L’un des intérêts de l’ouvrage de Cyrille Schott, au-delà de la relation fidèle de cette forme d’apostolat contemporain qu’est la fonction de préfet, est de faire pénétrer le lecteur dans le « vécu » d’un représentant de la haute fonction préfectorale, une spécificité française en quelque sorte. « Délégué du gouvernement », selon Michèle Alliot-Marie, Ministre de l’Intérieur réunissant les Préfets, incité à faire preuve non pas seulement de « rigueur, mais aussi de vigueur » par le Premier Ministre… François Fillon, le Préfet s’engagera avec détermination et responsabilité dans sa mission.

Un « vécu » et l’ingratitude en prime ! – Le « vécu », c’est la manière dont on peut vivre sa foi de catholique croyant, tout en appliquant les principes de « laïcité républicaine » qui, aujourd’hui, fait la une des médias ! C’est pouvoir assumer une vie de famille, malgré des ordres du jour sans cesse bouleversés et des changements d’affectation parfois… impromptus ! C’est accepter de servir, parfois contre ses convictions personnelles. C’est porter le centralisme parisien face à des élus régionaux qui veulent, eux, de la décentralisation. C’est accepter l’ingratitude du pouvoir, lorsque les majorités changent et que les alternances politiques s’installent.

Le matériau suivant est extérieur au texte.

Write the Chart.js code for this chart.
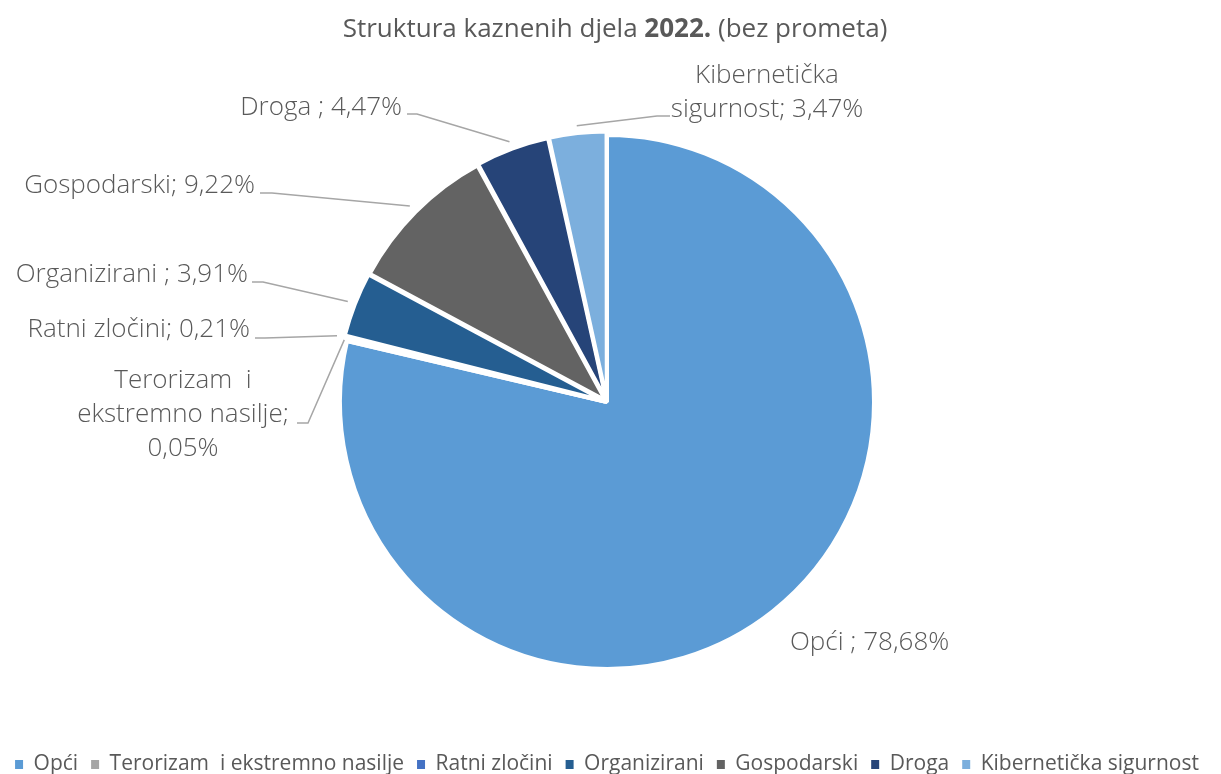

Alors que son efficacité est reconnue sur le terrain, c’est d’ailleurs à la suite d’une sorte de complot d’élus de droite qui lui reprochent ses… liens avec Frêche, qu’il devra quitter son poste !

Un simple coup de fil l’informera de ce qu’il appellera « un acte d’autorité de Sarkozy ». Non sans amertume, jetée depuis à la rivière, il constate : « Je suis viré » et il finira donc sa carrière comme conseiller maître en service extraordinaire à la Cour des Comptes, car, souligne l’auteur du coup de fil : « …On n’a pas voulu que tu sois sans rien ! » Tout au long de ces presque 280 pages, apparaît la grandeur et les servitudes d’une fonction de préfet, exaltante, mais souvent porteuse d’ingratitude de cet employeur particulier qui s’appelle… l’Etat !

(1) « Un Alsacien Préfet en Alsace », Editions du Signe – 2018.

(2) « Parole de Préfet, Sarkozy, Frêche et les autres… » – Editions La Valette-Le Noyer, 280 pages – 20 euros.